I have a branch that includes most of this, I will push it and post a link when I get a spare moment.
That's a very neat implementation. I always struggle a bit with IIR filters, especially in fixed point. Would be very interested to see how this was derived.
The Python script is very messy. I used my own least squares FIR design function and Prony's method do derive the IIR. I can only show frequency responses for now:
The only potential problem might be nonlinear phase response:
If I remember correctly we're tuning around 6kHz, so still in linear range.
Yes, that's right the frequency shift is effectively rotating the spectrum in the frequency domain. The difficulty comes when we need a resolution finer than 1 bin.
Its quite unusual to see frequency shifting implemented in the frequency domain. I think this is because frequency shifting is actually slower in the frequency domain than the time domain.
When we are filtering, a convolution operation in the time domain becomes a multiplication operation in the frequency domain, dramatically reducing the number of operations (even after the FFT and IFFT are taken into account).
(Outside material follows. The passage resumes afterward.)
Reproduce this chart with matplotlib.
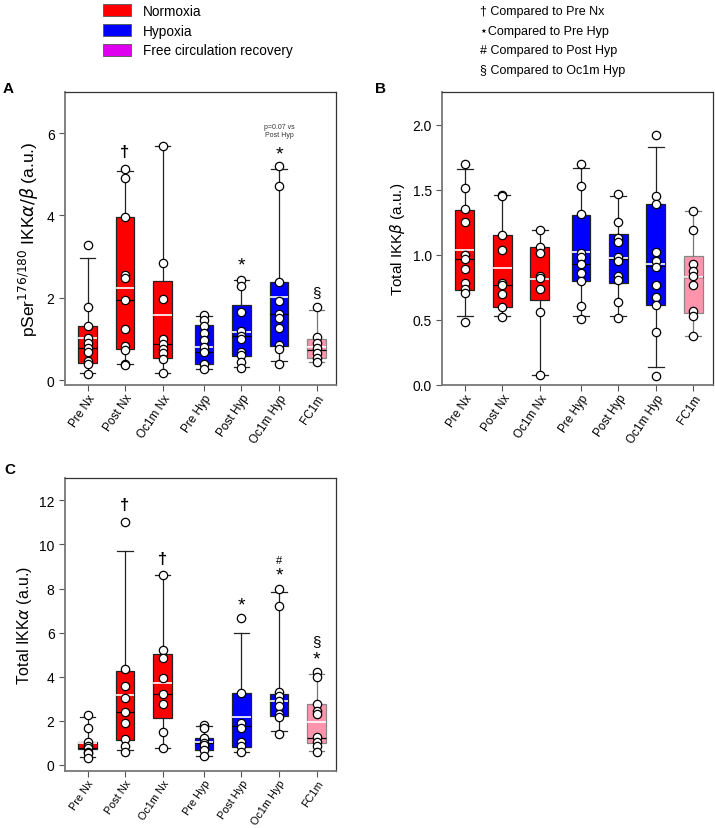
import matplotlib
matplotlib.use('Agg')
import matplotlib.pyplot as plt
from matplotlib.patches import Patch

plt.rcParams['font.family'] = ['Liberation Sans', 'DejaVu Sans']
plt.rcParams['mathtext.fontset'] = 'dejavusans'

groups = ['Pre Nx', 'Post Nx', 'Oc1m Nx', 'Pre Hyp', 'Post Hyp', 'Oc1m Hyp', 'FC1m']
colors = ['#ff0000', '#ff0000', '#ff0000', '#0000ff', '#0000ff', '#0000ff', '#ff94ad']
pos = [0, 1, 2, 3.1, 4.1, 5.1, 6.1]

# Panel A: pSer176/180 IKKa/b
a_q1 = [0.42, 0.75, 0.54, 0.40, 0.59, 0.83, 0.54]
a_q3 = [1.32, 3.96, 2.41, 1.33, 1.82, 2.39, 0.99]
a_med = [0.79, 1.94, 0.87, 0.68, 1.07, 1.60, 0.72]
a_mean = [1.03, 2.24, 1.59, 0.80, 1.17, 2.01, 0.81]
a_lo = [0.18, 0.38, 0.16, 0.28, 0.32, 0.47, 0.43]
a_hi = [2.97, 5.09, 5.68, 1.56, 2.44, 5.13, 1.71]
a_pts = [
    [3.28, 1.77, 1.32, 1.01, 0.89, 0.78, 0.69, 0.46, 0.40, 0.14],
    [5.14, 4.91, 3.96, 2.55, 2.49, 1.94, 1.23, 0.82, 0.72, 0.40, 0.36],
    [5.68, 2.84, 1.98, 0.99, 0.87, 0.75, 0.65, 0.51, 0.16],
    [1.59, 1.46, 1.31, 1.14, 0.98, 0.81, 0.68, 0.38, 0.27],
    [2.44, 2.29, 1.66, 1.20, 1.07, 0.99, 0.69, 0.62, 0.43, 0.30],
    [5.21, 4.72, 2.39, 1.92, 1.61, 1.50, 1.27, 0.85, 0.75, 0.38],
    [1.77, 1.04, 0.90, 0.78, 0.65, 0.54, 0.43],
]
a_marks = [(1, 5.55, '†'), (4, 2.8, '*'), (5, 5.5, '*'), (6, 2.15, '§')]

# Panel B: total IKKb
b_q1 = [0.731, 0.597, 0.649, 0.795, 0.785, 0.615, 0.551]
b_q3 = [1.346, 1.154, 1.056, 1.308, 1.159, 1.392, 0.987]
b_med = [0.969, 0.769, 0.820, 0.928, 0.970, 0.910, 0.830]
b_mean = [1.036, 0.895, 0.815, 1.018, 0.972, 0.928, 0.831]
b_lo = [0.528, 0.533, 0.077, 0.528, 0.528, 0.136, 0.379]
b_hi = [1.660, 1.459, 1.187, 1.667, 1.451, 1.828, 1.338]
b_pts = [
    [1.70, 1.513, 1.35, 1.25, 0.995, 0.97, 0.89, 0.78, 0.74, 0.71, 0.487],
    [1.459, 1.45, 1.154, 1.04, 0.785, 0.77, 0.70, 0.597, 0.52],
    [1.187, 1.06, 1.015, 0.84, 0.82, 0.74, 0.56, 0.077],
    [1.70, 1.53, 1.31, 1.013, 0.98, 0.93, 0.86, 0.795, 0.61, 0.51],
    [1.469, 1.249, 1.13, 1.10, 0.98, 0.95, 0.836, 0.805, 0.636, 0.515],
    [1.923, 1.451, 1.392, 1.021, 0.949, 0.905, 0.769, 0.674, 0.615, 0.405, 0.072],
    [1.338, 1.192, 0.928, 0.879, 0.836, 0.769, 0.567, 0.528, 0.379],
]

# Panel C: total IKKa
c_q1 = [0.73, 1.13, 2.12, 0.68, 0.80, 2.21, 0.98]
c_q3 = [1.06, 4.28, 5.02, 1.21, 3.27, 3.22, 2.75]
c_med = [0.76, 2.42, 3.20, 1.00, 1.78, 2.89, 1.21]
c_mean = [0.98, 3.19, 3.72, 1.06, 2.19, 2.92, 1.97]
c_lo = [0.35, 0.68, 0.76, 0.42, 0.57, 1.56, 0.62]
c_hi = [2.16, 9.69, 8.63, 1.75, 5.97, 7.83, 4.13]
c_pts = [
    [2.27, 1.66, 1.06, 0.88, 0.76, 0.60, 0.54, 0.30],
    [11.04, 4.35, 3.57, 3.05, 2.42, 1.92, 1.18, 0.88, 0.60],
    [8.63, 5.23, 4.84, 3.95, 3.20, 2.77, 1.48, 0.76],
    [1.81, 1.66, 1.21, 1.00, 0.91, 0.68, 0.42],
    [6.65, 3.27, 1.90, 1.66, 1.06, 0.85, 0.57],
    [7.98, 7.20, 3.30, 3.14, 2.92, 2.69, 2.31, 2.16, 1.42],
    [4.20, 3.98, 2.77, 2.46, 2.31, 1.25, 1.06, 0.88, 0.57],
]
c_marks = [(1, 11.8, '†'), (2, 9.35, '†'), (4, 7.25, '*'), (5, 9.3, '#'),
           (5, 8.6, '*'), (6, 5.6, '§'), (6, 4.8, '*')]


def draw_panel(ax, q1, q3, med, mean, lo, hi, pts, ylim, yticks, ylabel, ylsize, xtsize=8.5):
    stats = []
    for i in range(len(groups)):
        stats.append(dict(q1=q1[i], q3=q3[i], med=med[i], mean=mean[i],
                          whislo=lo[i], whishi=hi[i], fliers=[]))
    bp = ax.bxp(stats, positions=pos, widths=0.5, patch_artist=True,
                showmeans=True, meanline=True, showfliers=False,
                medianprops=dict(color='black', lw=0.9),
                meanprops=dict(color='white', lw=1.2, ls='-'),
                whiskerprops=dict(color='#222222', lw=0.9),
                capprops=dict(color='#222222', lw=0.9),
                capwidths=0.42)
    for i, box in enumerate(bp['boxes']):
        box.set_facecolor(colors[i])
        edge = '#888888' if i == 6 else '#222222'
        box.set_edgecolor(edge)
        box.set_linewidth(0.9)
        if i == 6:
            for art in bp['whiskers'][2 * i:2 * i + 2] + bp['caps'][2 * i:2 * i + 2]:
                art.set_color('#777777')
    for i, vals in enumerate(pts):
        ax.plot([pos[i]] * len(vals), vals, 'o', mfc='white', mec='black',
                ms=6, mew=0.9, zorder=5)
    ax.set_xlim(-0.6, 6.62)
    ax.set_ylim(*ylim)
    ax.set_yticks(yticks)
    ax.set_xticks(pos)
    ax.set_xticklabels(groups, rotation=56, ha='right', rotation_mode='anchor', fontsize=xtsize)
    ax.tick_params(axis='y', labelsize=10, direction='out', length=4, color='#555555')
    ax.tick_params(axis='x', direction='out', length=4, color='#555555', pad=1)
    ax.set_ylabel(ylabel, fontsize=ylsize)
    for s in ax.spines.values():
        s.set_color('#333333')
        s.set_linewidth(0.9)
    ax.spines['left'].set_color('#777777')
    ax.spines['left'].set_linewidth(1.3)
    ax.spines['bottom'].set_color('#777777')
    ax.spines['bottom'].set_linewidth(1.3)


def add_marks(ax, marks):
    for i, y, sym in marks:
        if sym == '†':
            ax.text(pos[i], y, sym, ha='center', va='center', fontsize=12, fontweight='bold')
        elif sym == '*':
            ax.text(pos[i], y, sym, ha='center', va='center', fontsize=14)
        elif sym == '#':
            ax.text(pos[i], y, sym, ha='center', va='center', fontsize=8)
        else:
            ax.text(pos[i], y, sym, ha='center', va='center', fontsize=11)


fig = plt.figure(figsize=(7.15, 8.29), dpi=100)

axA = fig.add_axes([0.0909, 0.5344, 0.3791, 0.3534])
draw_panel(axA, a_q1, a_q3, a_med, a_mean, a_lo, a_hi, a_pts, (-0.12, 7.0), [0, 2, 4, 6],
           r'pSer$^{176/180}$ IKK$\alpha/\beta$ (a.u.)', 12.5)
add_marks(axA, a_marks)
axA.text(pos[5], 6.06, 'p=0.07 vs\nPost Hyp', ha='center', va='center', fontsize=5,
         color='#333333', linespacing=1.3)

axB = fig.add_axes([0.6186, 0.5344, 0.3782, 0.3534])
draw_panel(axB, b_q1, b_q3, b_med, b_mean, b_lo, b_hi, b_pts, (0, 2.25),
           [0.0, 0.5, 1.0, 1.5, 2.0], r'Total IKK$\beta$ (a.u.)', 11)
axB.set_yticklabels(['0.0', '0.5', '1.0', '1.5', '2.0'])

axC = fig.add_axes([0.0909, 0.0691, 0.3791, 0.3527])
draw_panel(axC, c_q1, c_q3, c_med, c_mean, c_lo, c_hi, c_pts, (-0.26, 13.0),
           [0, 2, 4, 6, 8, 10, 12], r'Total IKK$\alpha$ (a.u.)', 11.5, xtsize=7.8)
add_marks(axC, c_marks)

fig.text(0.003, 0.893, 'A', fontsize=11, fontweight='bold', va='center')
fig.text(0.525, 0.893, 'B', fontsize=11, fontweight='bold', va='center')
fig.text(0.006, 0.433, 'C', fontsize=11, fontweight='bold', va='center')

legend_labels = ['Normoxia', 'Hypoxia', 'Free circulation recovery']
legend_colors = ['#ff0000', '#0000ff', '#e000f0']
handles = [Patch(facecolor=c, edgecolor='#555555', lw=0.6) for c in legend_colors]
fig.legend(handles, legend_labels, loc='upper left', bbox_to_anchor=(0.127, 1.009),
           frameon=False, fontsize=9.8, handlelength=2.06, handleheight=0.95,
           labelspacing=0.43, handletextpad=0.9)

notes = ['† Compared to Pre Nx', '⋆Compared to Pre Hyp', '# Compared to Post Hyp',
         '§ Compared to Oc1m Hyp']
for k, t in enumerate(notes):
    fig.text(0.671, 0.985 - k * 0.0235, t, fontsize=9, va='center')

fig.savefig('out.png', dpi=100)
When we are frequency shifting, the same principle works against us, a multiplication operation in the time domain becomes a convolution operation in the frequency domain, increasing the number of operations.
But how exactly is it slower? We are just shuffling memory without multiplications. Or are you talking about the resolution finer than 1 bin case?
Would be good to have a more specific TODO list of things that need to be moved to frequency domain.
Yes, I meant if it was finer than 1 bin. I'm not sure if there is anything existing that needs to be moved to the frequency domain, but we can exploit it when we add new features.
One thing I would like to implement is frequency based noise reduction. Essentially this works like having a squelch function for each frequency bin that blanks "noise" below a threshold. The difficult bit is estimating the noise level in each bin in order to set the thresholds, and to avoid distorting the signal.
Actually regarding squelch, I would like to improve it. I made #140 and I think having this state machine and adjustable timeout makes sense, but what is missing is automatic squelch, without explicitly setting the threshold. I'm planning to explore this. Should be efficient even on floats.
Yes, really like the idea of automatic squelch. I have pushed my TFT branch here. It is still a work in progress, but has support for a separate TFT waterfall, CAT control and a few other bits and pieces. I have implemented CIC correction in the frequency domain.
Yes, really like the idea of automatic squelch. I have pushed my TFT branch here. It is still a work in progress, but has support for a separate TFT waterfall, CAT control and a few other bits and pieces. I have implemented CIC correction in the frequency domain.
What is the plan with TFT branch? Will it be merged to testing? I really would like to have CIC correction in testing. Should I cherry-pick?
I think I have merged most features from testing (not the new squelch change yet), but I took a different path early on, so there are some differences in approach. I was thinking of making a new release based on the TFT branch (fairly) soon. I probably won't add any new features to it for now, but will focus on testing, documentation and bug fixes.
My plan was to keep using the testing branch as a place to try out and share new features and ideas, and incorporate the more stable changes into releases periodically. I could merge the TFT branch back into testing now, or I'm happy to cherry-pick, whichever you prefer.